= WRITTEN PROBLEM =
Write out the listing below without alteration, omitting its pictures.

◇ ◇ ◇ ◇ ◇ ◇ ◇

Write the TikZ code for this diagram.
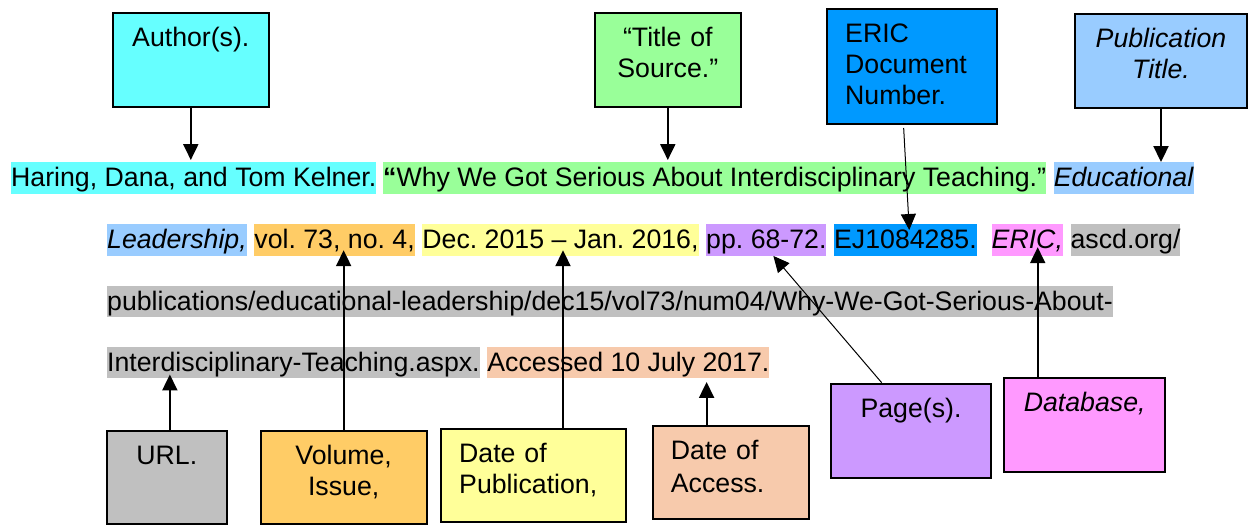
\documentclass[tikz,border=0pt]{standalone}
\usepackage{fontspec}
\setmainfont{Liberation Sans}
\usetikzlibrary{positioning, arrows.meta}
\frenchspacing

\definecolor{authorc}{HTML}{66FFFF}
\definecolor{titlec}{HTML}{99FF99}
\definecolor{pubc}{HTML}{99CCFF}
\definecolor{volc}{HTML}{FFCC66}
\definecolor{datec}{HTML}{FFFF99}
\definecolor{pagec}{HTML}{CC99FF}
\definecolor{ericc}{HTML}{0099FF}
\definecolor{dbc}{HTML}{FF99FF}
\definecolor{urlc}{HTML}{C0C0C0}
\definecolor{accessc}{HTML}{F7CAAC}

\tikzset{
    hl/.style={fill=#1, inner xsep=0pt, inner ysep=0pt, text height=24.5pt, text depth=7pt},
    tagbox/.style={draw, line width=2pt, fill=#1, inner sep=0pt, anchor=north west},
    tagtext/.style={inner sep=0pt, align=center, anchor=base},
    pointer/.style={line width=2pt, -{Triangle[width=15pt,length=16pt]}},
    thinpointer/.style={line width=1pt, -{Triangle[width=15pt,length=16pt]}},
}

\begin{document}
\begin{tikzpicture}[x=1pt, y=-1pt, font=\fontsize{26.7}{31}\selectfont]
    \useasboundingbox (0,0) rectangle (1248,525);

    % the citation, one line at a time
    \node[hl=authorc, anchor=west] (hl-author) at (11,178) {Haring, Dana, and Tom Kelner.};
    \node[hl=titlec, right=6.5pt of hl-author] (hl-title) {\textbf{“}Why We Got Serious About Interdisciplinary Teaching.”};
    \node[hl=pubc, right=7.3pt of hl-title] (hl-pub1) {\textit{Educational}};

    \node[hl=pubc, anchor=west] (hl-pub2) at (107,240) {\textit{Leadership,}};
    \node[hl=volc, right=7.3pt of hl-pub2] (hl-vol) {vol. 73, no. 4,};
    \node[hl=datec, right=7.3pt of hl-vol] (hl-date) {Dec. 2015 – Jan. 2016,};
    \node[hl=pagec, right=7.3pt of hl-date] (hl-pages) {pp. 68-72.};
    \node[hl=ericc, right=7.3pt of hl-pages] (hl-eric) {EJ1084285.};
    \node[hl=dbc, right=14.6pt of hl-eric] (hl-db) {\textit{ERIC,}};
    \node[hl=urlc, right=7.3pt of hl-db] (hl-url1) {ascd.org/};

    \node[hl=urlc, anchor=west] (hl-url2) at (107,301.5) {publications/educational-leadership/dec15/vol73/num04/Why-We-Got-Serious-About-};

    \node[hl=urlc, anchor=west] (hl-url3) at (107,362.5) {Interdisciplinary-Teaching.aspx.};
    \node[hl=accessc, right=7.3pt of hl-url3] (hl-access) {Accessed 10 July 2017.};

    % boxes above
    \node[tagbox=authorc, minimum width=156.4, minimum height=94.3] (author) at (111.6,11.7) {};
    \node[tagtext, text width=156.4pt] (author-lbl) at ([yshift=-34.5pt]author.north) {Author(s).};
    \node[tagbox=titlec, minimum width=145.6, minimum height=94.3] (title) at (594,11.7) {};
    \node[tagtext, text width=145.6pt] (title-lbl) at ([yshift=-34.5pt]title.north) {“Title of\\Source.”};
    \node[tagbox=ericc, minimum width=170, minimum height=115] (eric) at (826,8) {};
    \node[tagtext, align=left, anchor=base west, text width=140pt] (eric-lbl) at ([xshift=19pt,yshift=-34.5pt]eric.north west) {ERIC\\Document\\Number.};
    \node[tagbox=pubc, minimum width=172, minimum height=94] (pubt) at (1074,13) {};
    \node[tagtext, text width=172pt] (pubt-lbl) at ([yshift=-34.5pt]pubt.north) {\textit{Publication\\Title.}};

    % boxes below
    \node[tagbox=urlc, minimum width=120.3, minimum height=93] (url) at (105.7,430) {};
    \node[tagtext, text width=120.3pt] (url-lbl) at ([yshift=-34.5pt]url.north) {URL.};
    \node[tagbox=volc, minimum width=165.9, minimum height=93.3] (vol) at (259.7,429.7) {};
    \node[tagtext, text width=165.9pt] (vol-lbl) at ([yshift=-34.5pt]vol.north) {Volume,\\Issue,};
    \node[tagbox=datec, minimum width=185, minimum height=93.3] (datep) at (440,427.7) {};
    \node[tagtext, align=left, anchor=base west, text width=160pt] (datep-lbl) at ([xshift=19pt,yshift=-34.5pt]datep.north west) {Date of\\Publication,};
    \node[tagbox=accessc, minimum width=156.3, minimum height=92.7] (access) at (651.7,425.3) {};
    \node[tagtext, align=left, anchor=base west, text width=130pt] (access-lbl) at ([xshift=19pt,yshift=-34.5pt]access.north west) {Date of\\[2pt]Access.};
    \node[tagbox=pagec, minimum width=160, minimum height=94] (pages) at (830,382.7) {};
    \node[tagtext, text width=160pt] (pages-lbl) at ([yshift=-34.5pt]pages.north) {Page(s).};
    \node[tagbox=dbc, minimum width=160.6, minimum height=94] (db) at (1003.4,377) {};
    \node[tagtext, text width=160.6pt] (db-lbl) at ([yshift=-34.5pt]db.north) {\textit{Database,}};

    % arrows
    \draw[pointer, shorten >=2pt] (author.south) -- (author.south |- hl-author.north);
    \draw[pointer, shorten >=2pt] (title.south) -- (title.south |- hl-title.north);
    \draw[pointer] (pubt.south) -- (pubt.south |- hl-pub1.north);
    \draw[thinpointer, shorten <=3pt, shorten >=-6pt] ([xshift=-8.5pt]eric.south) -- ([xshift=3.5pt]hl-eric.north);
    \draw[pointer, shorten >=-4pt] ([xshift=3pt]url.north) -- ([xshift=3pt]url.north |- hl-url3.south);
    \draw[pointer, shorten >=-5.75pt] (vol.north) -- (vol.north |- hl-vol.south);
    \draw[pointer, shorten >=-5.75pt] ([xshift=29.5pt]datep.north) -- ([xshift=29.5pt]datep.north |- hl-date.south);
    \draw[pointer, shorten >=3.5pt] ([xshift=-24.25pt]access.north) -- ([xshift=-24.25pt]access.north |- hl-access.south);
    \draw[thinpointer] ([xshift=-29.3pt]pages.north) -- ([xshift=7pt]hl-pages.south);
    \draw[pointer, shorten >=-8.75pt] ([xshift=-47pt]db.north) -- ([xshift=-47pt]db.north |- hl-db.south);
\end{tikzpicture}
\end{document}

◇ ◇ ◇ ◇ ◇ ◇ ◇

= TASK RESPONSE =
Write the TikZ code for this diagram.
\documentclass[tikz,border=0pt]{standalone}
\usepackage{fontspec}
\setmainfont{Liberation Sans}
\usetikzlibrary{positioning, arrows.meta}
\frenchspacing

\definecolor{authorc}{HTML}{66FFFF}
\definecolor{titlec}{HTML}{99FF99}
\definecolor{pubc}{HTML}{99CCFF}
\definecolor{volc}{HTML}{FFCC66}
\definecolor{datec}{HTML}{FFFF99}
\definecolor{pagec}{HTML}{CC99FF}
\definecolor{ericc}{HTML}{0099FF}
\definecolor{dbc}{HTML}{FF99FF}
\definecolor{urlc}{HTML}{C0C0C0}
\definecolor{accessc}{HTML}{F7CAAC}

\tikzset{
    hl/.style={fill=#1, inner xsep=0pt, inner ysep=0pt, text height=24.5pt, text depth=7pt},
    tagbox/.style={draw, line width=2pt, fill=#1, inner sep=0pt, anchor=north west},
    tagtext/.style={inner sep=0pt, align=center, anchor=base},
    pointer/.style={line width=2pt, -{Triangle[width=15pt,length=16pt]}},
    thinpointer/.style={line width=1pt, -{Triangle[width=15pt,length=16pt]}},
}

\begin{document}
\begin{tikzpicture}[x=1pt, y=-1pt, font=\fontsize{26.7}{31}\selectfont]
    \useasboundingbox (0,0) rectangle (1248,525);

    % the citation, one line at a time
    \node[hl=authorc, anchor=west] (hl-author) at (11,178) {Haring, Dana, and Tom Kelner.};
    \node[hl=titlec, right=6.5pt of hl-author] (hl-title) {\textbf{“}Why We Got Serious About Interdisciplinary Teaching.”};
    \node[hl=pubc, right=7.3pt of hl-title] (hl-pub1) {\textit{Educational}};

    \node[hl=pubc, anchor=west] (hl-pub2) at (107,240) {\textit{Leadership,}};
    \node[hl=volc, right=7.3pt of hl-pub2] (hl-vol) {vol. 73, no. 4,};
    \node[hl=datec, right=7.3pt of hl-vol] (hl-date) {Dec. 2015 – Jan. 2016,};
    \node[hl=pagec, right=7.3pt of hl-date] (hl-pages) {pp. 68-72.};
    \node[hl=ericc, right=7.3pt of hl-pages] (hl-eric) {EJ1084285.};
    \node[hl=dbc, right=14.6pt of hl-eric] (hl-db) {\textit{ERIC,}};
    \node[hl=urlc, right=7.3pt of hl-db] (hl-url1) {ascd.org/};

    \node[hl=urlc, anchor=west] (hl-url2) at (107,301.5) {publications/educational-leadership/dec15/vol73/num04/Why-We-Got-Serious-About-};

    \node[hl=urlc, anchor=west] (hl-url3) at (107,362.5) {Interdisciplinary-Teaching.aspx.};
    \node[hl=accessc, right=7.3pt of hl-url3] (hl-access) {Accessed 10 July 2017.};

    % boxes above
    \node[tagbox=authorc, minimum width=156.4, minimum height=94.3] (author) at (111.6,11.7) {};
    \node[tagtext, text width=156.4pt] (author-lbl) at ([yshift=-34.5pt]author.north) {Author(s).};
    \node[tagbox=titlec, minimum width=145.6, minimum height=94.3] (title) at (594,11.7) {};
    \node[tagtext, text width=145.6pt] (title-lbl) at ([yshift=-34.5pt]title.north) {“Title of\\Source.”};
    \node[tagbox=ericc, minimum width=170, minimum height=115] (eric) at (826,8) {};
    \node[tagtext, align=left, anchor=base west, text width=140pt] (eric-lbl) at ([xshift=19pt,yshift=-34.5pt]eric.north west) {ERIC\\Document\\Number.};
    \node[tagbox=pubc, minimum width=172, minimum height=94] (pubt) at (1074,13) {};
    \node[tagtext, text width=172pt] (pubt-lbl) at ([yshift=-34.5pt]pubt.north) {\textit{Publication\\Title.}};

    % boxes below
    \node[tagbox=urlc, minimum width=120.3, minimum height=93] (url) at (105.7,430) {};
    \node[tagtext, text width=120.3pt] (url-lbl) at ([yshift=-34.5pt]url.north) {URL.};
    \node[tagbox=volc, minimum width=165.9, minimum height=93.3] (vol) at (259.7,429.7) {};
    \node[tagtext, text width=165.9pt] (vol-lbl) at ([yshift=-34.5pt]vol.north) {Volume,\\Issue,};
    \node[tagbox=datec, minimum width=185, minimum height=93.3] (datep) at (440,427.7) {};
    \node[tagtext, align=left, anchor=base west, text width=160pt] (datep-lbl) at ([xshift=19pt,yshift=-34.5pt]datep.north west) {Date of\\Publication,};
    \node[tagbox=accessc, minimum width=156.3, minimum height=92.7] (access) at (651.7,425.3) {};
    \node[tagtext, align=left, anchor=base west, text width=130pt] (access-lbl) at ([xshift=19pt,yshift=-34.5pt]access.north west) {Date of\\[2pt]Access.};
    \node[tagbox=pagec, minimum width=160, minimum height=94] (pages) at (830,382.7) {};
    \node[tagtext, text width=160pt] (pages-lbl) at ([yshift=-34.5pt]pages.north) {Page(s).};
    \node[tagbox=dbc, minimum width=160.6, minimum height=94] (db) at (1003.4,377) {};
    \node[tagtext, text width=160.6pt] (db-lbl) at ([yshift=-34.5pt]db.north) {\textit{Database,}};

    % arrows
    \draw[pointer, shorten >=2pt] (author.south) -- (author.south |- hl-author.north);
    \draw[pointer, shorten >=2pt] (title.south) -- (title.south |- hl-title.north);
    \draw[pointer] (pubt.south) -- (pubt.south |- hl-pub1.north);
    \draw[thinpointer, shorten <=3pt, shorten >=-6pt] ([xshift=-8.5pt]eric.south) -- ([xshift=3.5pt]hl-eric.north);
    \draw[pointer, shorten >=-4pt] ([xshift=3pt]url.north) -- ([xshift=3pt]url.north |- hl-url3.south);
    \draw[pointer, shorten >=-5.75pt] (vol.north) -- (vol.north |- hl-vol.south);
    \draw[pointer, shorten >=-5.75pt] ([xshift=29.5pt]datep.north) -- ([xshift=29.5pt]datep.north |- hl-date.south);
    \draw[pointer, shorten >=3.5pt] ([xshift=-24.25pt]access.north) -- ([xshift=-24.25pt]access.north |- hl-access.south);
    \draw[thinpointer] ([xshift=-29.3pt]pages.north) -- ([xshift=7pt]hl-pages.south);
    \draw[pointer, shorten >=-8.75pt] ([xshift=-47pt]db.north) -- ([xshift=-47pt]db.north |- hl-db.south);
\end{tikzpicture}
\end{document}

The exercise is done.